- Film Festival
"Thor" operates under the mistaken assumption that Thor is cool. Marvel's unsolicited film adaptation makes no attempt to entice an audience that may yet be unfamiliar with this benchwarmer hero. Peter Parker was a dweeb; Bruce Wayne lost his parents; Clark Kent was abandoned at birth; great comic heroes have compelling origin stories. Our introduction to Thor is as a spoiled warmonger about to ascend to kinghood. Why are we rooting for this guy, again?
Pitting your audience against the protagonist is something a filmmaker the caliber of a P.T. Anderson can pull off, but I'm pretty sure we're supposed to like Thor. Maybe we're supposed to sympathize when daddy takes away his mallet, but once the eponymous meathead is booted from his cushy Asgardian throne, he crash lands on Earth as a colossal buffoon. See Thor get tased. See Thor smash a coffee mug while a glib teenager uploads a photo to Facebook and you'll have an idea just how low the comedy here is flying. Watch your heads.
"Thor" treats Thor with such undeserved adulation that reducing the thunder god to a punch line in the second act comes like a bolt from the blue. Following a foundation of pretentious melodrama set in a Seussian CGI metropolis, even the more successful attempts at humor later on play foreign and weird. And just to keep the audience on its toes, the tone wobbles wildly to and fro like a pair of burly Norsemen on a teeter-totter.
I've got nothing against flawed heroes. Thor's arrogance might have helped make his story worth telling. Instead, the filmmakers (with credit to no less than five writers) waste two hours attempting to redeem him in the audience's eyes. Still, the real problem is that the character is uninteresting. It's more than possible some of the nuance of the comic books has been lost in translation, but I can't think of a single trait that makes Thor (Chris Hemsworth) appealing.
The same goes for the rest of the cast. Natalie Portman plays a scientist who ought to be studying the mysteries of her missing personality, and Stellan Skarsgård plays her mentor, an equally pale placeholder character.

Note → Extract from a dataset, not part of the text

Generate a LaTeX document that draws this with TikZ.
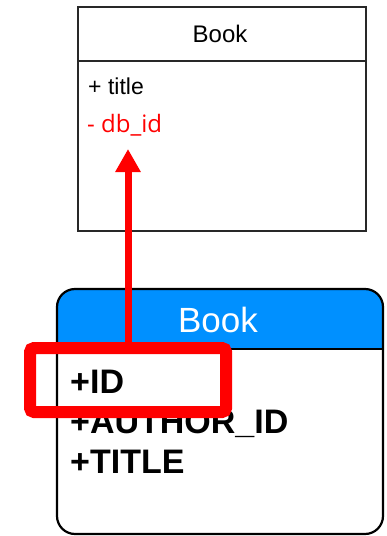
\documentclass[tikz,border=0pt]{standalone}
\usepackage{fontspec}
\setmainfont{Liberation Sans}
\newfontfamily\redfont{Open Sans}
\usetikzlibrary{arrows.meta}
\definecolor{hdrblue}{RGB}{0,144,255}
\definecolor{boxgray}{RGB}{40,40,40}
\definecolor{hired}{RGB}{255,0,0}
\begin{document}
\begin{tikzpicture}[x=1pt,y=-1pt,
  lbl/.style={inner sep=0pt,anchor=base west},
  ttl/.style={inner sep=0pt,anchor=base},
  hilite/.style={draw=hired,line width=12pt,rounded corners=4pt,minimum width=196pt,minimum height=64pt,inner sep=0pt},
  link/.style={draw=hired,line width=7pt,-{Triangle[width=24pt,length=23pt]}}]
\useasboundingbox (0,0) rectangle (387,536);
% top class box
\node[draw=boxgray,line width=1.6pt,minimum width=288pt,minimum height=224pt,inner sep=0pt] (top) at (222,119) {};
\draw[boxgray,line width=1.6pt] (78,61) -- (366,61);
\node[ttl,font=\fontsize{24}{28}\selectfont] (toptitle) at (220,42) {Book};
\node[lbl,font=\fontsize{23}{27}\selectfont] (ttitle) at (88,94) {+ title};
\node[lbl,text=hired,font=\redfont\fontsize{24}{28}\selectfont] (dbid) at (87,132) {- db\_id};
\coordinate (tip) at (128,149);
% bottom table box
\begin{scope}
\clip[rounded corners=18pt] (57,289) rectangle (383,534);
\fill[hdrblue] (57,289) rectangle (383,349);
\end{scope}
\node[draw=black,line width=2.2pt,rounded corners=18pt,minimum width=326pt,minimum height=245pt,inner sep=0pt] (bot) at (220,411.5) {};
\draw[black,line width=1.6pt] (57,349) -- (383,349);
\node[ttl,text=white,font=\fontsize{35}{40}\selectfont] (bottitle) at (218,332) {Book};
\node[lbl,font=\bfseries\fontsize{34}{39}\selectfont] (rid) at (70,393) {+ID};
\node[lbl,font=\bfseries\fontsize{34}{39}\selectfont] (rauth) at (70,433) {+AUTHOR\_ID};
\node[lbl,font=\bfseries\fontsize{34}{39}\selectfont] (rtitle) at (70,473) {+TITLE};
% highlight and arrow
\node[hilite] (idbox) at (128,380) {};
\draw[link] (idbox.north) -- (tip);
\end{tikzpicture}
\end{document}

Rounding out their misfit team is Kat Dennings, whose character description might as well read: "Social media junkie; loves her iPod, and whatever else those damned teenagers are into nowadays."
The aesthetic of "Thor" is as bland as its players. Director Kenneth Branagh, best known for his Shakespearean endeavors, takes a 'broken tripod' approach to directing this summer tent pole. He has cinematographer Haris Zambarloukos frame half his shots diagonally in lieu of investing in a coherent visual style. Branagh is elsewhere absent as the shepherd of his cast — otherwise proven performers mumble their way through the movie.
As if Thor didn't have enough shame to contend with as a D-list superhero, his big screen debut is similarly underwhelming. Instead of making a case for the character, Branagh and a gaggle of screenwriters cement his lame duck status in this bludgeoningly boring popcorn flick. Even undiscerning cinemagoers looking for little more than a two-hour refuge from the summer sun have better choices available to them. Comic book aficionados likewise have no shortage of spandex to look forward to in the coming weeks.
After years of warming the bench, Thor finally got called into the big game, only to slip up and sustain a career-ending injury on his first play. That's gotta hurt.